[Instruction]
In the material below, the lines containing the word "React" are required; copy each of them.

[Data extract]
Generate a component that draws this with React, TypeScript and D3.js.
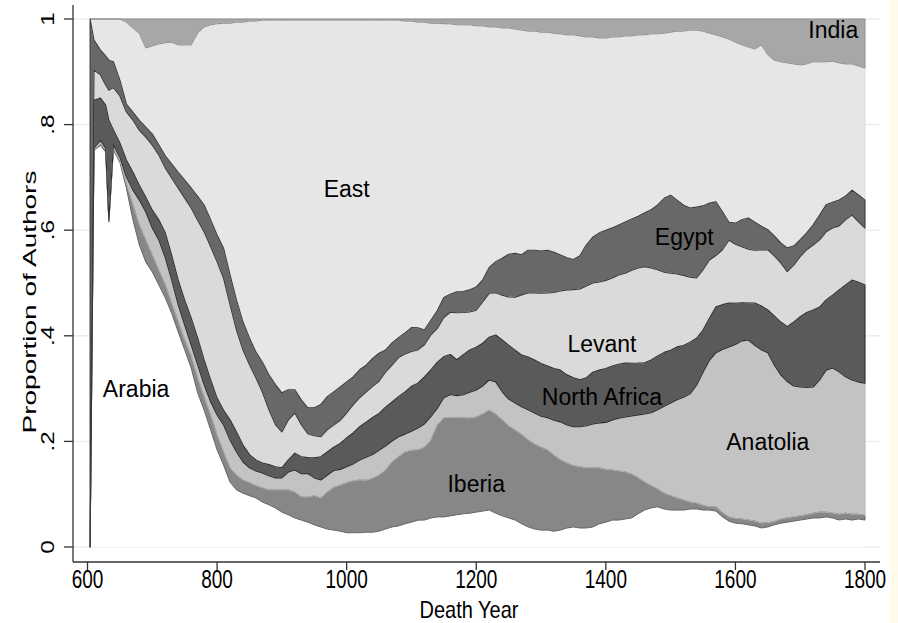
import React from 'react';
import * as d3 from 'd3';

// Death year samples (x categories)
const years = [
  604, 610, 620, 628, 633, 640,
  650, 660, 670, 680, 690, 700, 710, 720, 730, 740,
  750, 760, 770, 780, 790, 800, 810, 820, 830, 840,
  850, 860, 870, 880, 890, 900, 910, 920, 930, 940,
  950, 960, 970, 980, 990, 1000, 1010, 1020, 1030, 1040,
  1050, 1060, 1070, 1080, 1090, 1100, 1110, 1120, 1130, 1140,
  1150, 1160, 1170, 1180, 1190, 1200, 1210, 1220, 1230, 1240,
  1250, 1260, 1270, 1280, 1290, 1300, 1310, 1320, 1330, 1340,
  1350, 1360, 1370, 1380, 1390, 1400, 1410, 1420, 1430, 1440,
  1450, 1460, 1470, 1480, 1490, 1500, 1510, 1520, 1530, 1540,
  1550, 1560, 1570, 1580, 1590, 1600, 1610, 1620, 1630, 1640,
  1650, 1660, 1670, 1680, 1690, 1700, 1710, 1720, 1730, 1740,
  1750, 1760, 1770, 1780, 1790, 1800,
];

// share of authors per region
const arabia = [
  0, .752, .761, .748, .616, .752,
  .729, .680, .619, .572, .540, .521, .496, .472, .443, .407,
  .373, .339, .292, .259, .222, .184, .155, .123, .108, .102,
  .097, .093, .085, .080, .074, .066, .061, .055, .051, .047,
  .042, .038, .034, .032, .030, .027, .027, .027, .028, .028,
  .030, .034, .038, .040, .044, .047, .051, .051, .055, .057,
  .057, .059, .061, .063, .064, .066, .068, .070, .064, .059,
  .055, .051, .044, .038, .034, .032, .032, .030, .032, .036,
  .038, .036, .036, .038, .044, .047, .051, .051, .053, .055,
  .063, .070, .074, .076, .072, .070, .070, .070, .072, .072,
  .070, .070, .068, .057, .049, .045, .044, .042, .040, .036,
  .038, .042, .045, .047, .049, .051, .053, .055, .055, .057,
  .055, .051, .053, .051, .053, .051,
];

const iberia = [
  0, 0, .004, .004, .002, .002,
  .004, .008, .028, .038, .042, .032, .028, .025, .019, .019,
  .019, .023, .028, .025, .028, .028, .025, .027, .028, .025,
  .025, .023, .027, .028, .034, .042, .047, .049, .044, .047,
  .055, .055, .070, .081, .087, .095, .098, .100, .098, .102,
  .106, .112, .123, .131, .136, .136, .133, .138, .148, .174,
  .188, .186, .184, .182, .180, .180, .184, .189, .188, .182,
  .174, .170, .169, .165, .161, .157, .152, .144, .133, .123,
  .116, .116, .114, .112, .106, .100, .095, .093, .089, .083,
  .068, .053, .042, .034, .030, .027, .023, .019, .013, .011,
  .009, .006, .008, .008, .008, .009, .009, .009, .009, .009,
  .008, .006, .008, .008, .008, .008, .008, .009, .011, .009,
  .009, .011, .011, .011, .009, .009,
];

const anatolia = [
  0, .004, .006, .004, .002, .008,
  .006, .013, .028, .047, .053, .051, .057, .051, .044, .032,
  .028, .021, .025, .023, .025, .038, .051, .053, .044, .034,
  .028, .028, .028, .027, .023, .023, .034, .042, .044, .045,
  .034, .034, .032, .032, .030, .030, .032, .038, .044, .045,
  .047, .045, .040, .038, .034, .036, .042, .044, .044, .032,
  .038, .044, .042, .044, .049, .051, .053, .057, .061, .053,
  .051, .051, .053, .057, .059, .059, .061, .066, .072, .072,
  .074, .076, .080, .083, .085, .089, .095, .100, .104, .110,
  .119, .129, .138, .150, .165, .176, .186, .195, .205, .223,
  .252, .278, .292, .309, .322, .330, .337, .341, .333, .328,
  .322, .297, .273, .258, .248, .244, .241, .239, .250, .269,
  .275, .269, .258, .254, .250, .250,
];

const northAfrica = [
  0, .091, .080, .081, .189, .028,
  .027, .032, .034, .028, .028, .034, .038, .047, .047, .047,
  .047, .051, .051, .047, .042, .032, .028, .038, .038, .032,
  .025, .021, .019, .021, .021, .019, .023, .032, .032, .030,
  .038, .044, .044, .044, .049, .055, .059, .063, .066, .070,
  .070, .074, .074, .076, .080, .085, .085, .089, .089, .087,
  .078, .076, .068, .076, .080, .081, .081, .081, .089, .098,
  .102, .100, .098, .100, .100, .100, .098, .098, .098, .095,
  .093, .089, .091, .098, .100, .102, .102, .102, .102, .100,
  .098, .097, .100, .102, .102, .100, .100, .098, .098, .089,
  .080, .080, .087, .085, .083, .078, .072, .070, .080, .083,
  .081, .093, .100, .104, .121, .133, .142, .146, .138, .133,
  .138, .155, .174, .189, .189, .186,
];

const levant = [
  0, .057, .044, .038, .057, .080,
  .089, .091, .098, .104, .114, .123, .123, .123, .146, .174,
  .193, .208, .223, .242, .252, .258, .250, .218, .193, .180,
  .170, .155, .134, .104, .080, .068, .076, .076, .061, .045,
  .042, .038, .042, .042, .044, .047, .053, .055, .057, .059,
  .061, .066, .070, .074, .072, .066, .063, .061, .066, .064,
  .074, .080, .089, .080, .072, .070, .078, .083, .080, .085,
  .091, .100, .114, .121, .127, .133, .138, .144, .150, .161,
  .167, .172, .174, .169, .167, .167, .167, .169, .170, .176,
  .180, .182, .174, .163, .152, .146, .138, .133, .123, .114,
  .114, .110, .097, .104, .119, .112, .106, .102, .100, .106,
  .114, .114, .112, .104, .108, .114, .119, .123, .127, .129,
  .127, .121, .123, .123, .114, .108,
];

const egypt = [
  1, .057, .047, .055, .057, .049,
  .030, .015, .015, .019, .019, .021, .019, .023, .027, .030,
  .034, .038, .045, .051, .051, .051, .057, .057, .057, .053,
  .051, .049, .057, .066, .076, .074, .057, .044, .047, .049,
  .053, .061, .063, .063, .063, .059, .053, .053, .051, .053,
  .053, .042, .042, .038, .040, .045, .042, .028, .028, .034,
  .038, .034, .040, .040, .042, .044, .042, .049, .059, .070,
  .081, .083, .076, .081, .081, .080, .081, .076, .068, .061,
  .057, .063, .078, .087, .093, .095, .095, .095, .097, .097,
  .098, .102, .110, .123, .140, .148, .140, .133, .131, .134,
  .121, .108, .102, .072, .034, .040, .051, .059, .053, .045,
  .038, .038, .038, .045, .036, .032, .032, .038, .047, .051,
  .049, .049, .045, .047, .051, .053,
];

const east = [
  0, .040, .059, .070, .078, .081,
  .116, .155, .159, .165, .150, .167, .191, .214, .231, .241,
  .256, .271, .309, .337, .369, .400, .426, .477, .527, .568,
  .600, .627, .648, .672, .691, .706, .701, .701, .720, .733,
  .735, .729, .714, .705, .695, .686, .676, .663, .653, .640,
  .631, .625, .612, .602, .591, .580, .580, .583, .563, .544,
  .519, .513, .506, .506, .502, .494, .481, .455, .445, .436,
  .428, .424, .426, .415, .415, .415, .413, .415, .419, .422,
  .426, .417, .394, .379, .369, .364, .362, .356, .352, .347,
  .343, .337, .333, .324, .313, .309, .320, .330, .337, .335,
  .331, .322, .316, .331, .347, .343, .331, .324, .328, .343,
  .331, .333, .343, .350, .345, .331, .320, .309, .290, .271,
  .267, .259, .250, .239, .244, .250,
];

const india = [
  0, 0, 0, 0, 0, 0,
  0, .006, .017, .027, .055, .051, .047, .045, .044, .049,
  .049, .049, .027, .015, .011, .009, .008, .008, .006, .006,
  .004, .004, .002, .002, .002, .002, .002, .002, .002, .002,
  .002, .002, .002, .002, .002, .002, .002, .002, .002, .002,
  .002, .002, .002, .002, .004, .004, .006, .006, .008, .008,
  .009, .009, .011, .011, .011, .013, .013, .015, .015, .017,
  .017, .019, .021, .023, .023, .025, .025, .027, .028, .030,
  .030, .032, .034, .034, .036, .036, .034, .034, .032, .032,
  .030, .030, .028, .028, .027, .025, .023, .023, .021, .021,
  .023, .027, .030, .034, .038, .044, .049, .053, .057, .049,
  .068, .078, .081, .083, .085, .087, .085, .081, .081, .081,
  .080, .083, .085, .085, .089, .093,
];

const regionKeys = ['arabia', 'iberia', 'anatolia', 'northAfrica', 'levant', 'egypt', 'east', 'india'];
const regionValues = { arabia, iberia, anatolia, northAfrica, levant, egypt, east, india };

const fills = {
  arabia: '#ffffff', iberia: '#878787', anatolia: '#c3c3c3', northAfrica: '#5a5a5a',
  levant: '#dadada', egypt: '#686868', east: '#e6e6e6', india: '#a7a7a7',
};
const strokes = {
  arabia: 'none', iberia: '#666666', anatolia: '#b4b4b4', northAfrica: '#2e2e2e',
  levant: '#d0d0d0', egypt: '#3a3a3a', east: '#dddddd', india: '#8e8e8e',
};

const xTicks = [600, 800, 1000, 1200, 1400, 1600, 1800];
const yTicks = [0, 0.2, 0.4, 0.6, 0.8, 1];
const yTickLabels = ['0', '.2', '.4', '.6', '.8', '1'];

// label anchors in data units (year, proportion at baseline)
const regionLabels = [
  { text: 'India', year: 1751, value: 0.964 },
  { text: 'East', year: 1000, value: 0.663 },
  { text: 'Egypt', year: 1521, value: 0.572 },
  { text: 'Levant', year: 1394, value: 0.369 },
  { text: 'North Africa', year: 1394, value: 0.269 },
  { text: 'Arabia', year: 675, value: 0.284 },
  { text: 'Iberia', year: 1200, value: 0.104 },
  { text: 'Anatolia', year: 1650, value: 0.184 },
];

const W = 898;
const H = 623;
const font = '"Liberation Sans", Arial, sans-serif';

export default function App() {
  const x = d3.scaleLinear().domain([600, 1800]).range([87.5, 865]);
  const y = d3.scaleLinear().domain([0, 1]).range([547, 19]);

  const rows = years.map((yr, i) => {
    const r: any = { year: yr };
    regionKeys.forEach(k => { r[k] = regionValues[k][i]; });
    return r;
  });
  const series = d3.stack<any>().keys(regionKeys).offset(d3.stackOffsetExpand)(rows);

  const area = d3.area<any>()
    .x(d => x(d.data.year))
    .y0(d => y(d[0]))
    .y1(d => y(d[1]));

  const axisY = 562;
  const axisX = 73;
  const plotRight = 880;

  const lightOrder = ['iberia', 'anatolia', 'levant', 'east', 'india'];
  const darkOrder = ['northAfrica', 'egypt'];

  return (
    <div style={{ position: 'absolute', left: 0, top: 0 }}>
      <svg width={W} height={H} style={{ display: 'block', background: '#ffffff' }}>
        <rect x={890} y={0} width={8} height={H} fill="#fffaea" />

        {/* grid */}
        {yTicks.map(t => (
          <line key={'g' + t} x1={axisX} x2={plotRight} y1={y(t)} y2={y(t)}
            stroke="#e6eff1" strokeWidth={1.5} />
        ))}

        {/* areas */}
        {series.map(s => (
          <path key={s.key} d={area(s) || ''} fill={fills[s.key]} stroke="none" />
        ))}
        {series.filter(s => lightOrder.includes(s.key)).map(s => (
          <path key={'o' + s.key} d={area(s) || ''} fill="none" stroke={strokes[s.key]}
            strokeWidth={1} strokeLinejoin="round" />
        ))}
        {series.filter(s => darkOrder.includes(s.key)).map(s => (
          <path key={'o' + s.key} d={area(s) || ''} fill="none" stroke={strokes[s.key]}
            strokeWidth={1.1} strokeLinejoin="round" />
        ))}

        {/* region labels */}
        {regionLabels.map(l => (
          <text key={l.text} x={x(l.year)} y={y(l.value)} textAnchor="middle"
            fontFamily={font} fontSize={23} fill="#000">{l.text}</text>
        ))}

        {/* axes */}
        <line x1={axisX} x2={axisX} y1={5} y2={axisY} stroke="#333" strokeWidth={1.3} />
        <line x1={axisX} x2={plotRight} y1={axisY} y2={axisY} stroke="#333" strokeWidth={1.3} />
        {yTicks.map((t, i) => (
          <g key={'yt' + t}>
            <line x1={64} x2={axisX} y1={y(t)} y2={y(t)} stroke="#333" strokeWidth={1.3} />
            <text transform={`translate(54,${y(t)}) rotate(-90) scale(1.35,1)`}
              textAnchor="middle" fontFamily={font} fontSize={18} fill="#000">{yTickLabels[i]}</text>
          </g>
        ))}
        {xTicks.map(t => (
          <g key={'xt' + t}>
            <line x1={x(t)} x2={x(t)} y1={axisY} y2={570} stroke="#333" strokeWidth={1.3} />
            <text transform={`translate(${x(t)},588) scale(1,1.35)`} textAnchor="middle"
              fontFamily={font} fontSize={19} fill="#000">{t}</text>
          </g>
        ))}
        <text transform="translate(469,618) scale(1,1.2)" textAnchor="middle"
          fontFamily={font} fontSize={20} fill="#000">Death Year</text>
        <text transform="translate(36,302) rotate(-90) scale(1.6,1)" textAnchor="middle"
          fontFamily={font} fontSize={17.5} fill="#000">Proportion of Authors</text>
      </svg>
    </div>
  );
}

[Final answer]
Generate a component that draws this with React, TypeScript and D3.js.
import React from 'react';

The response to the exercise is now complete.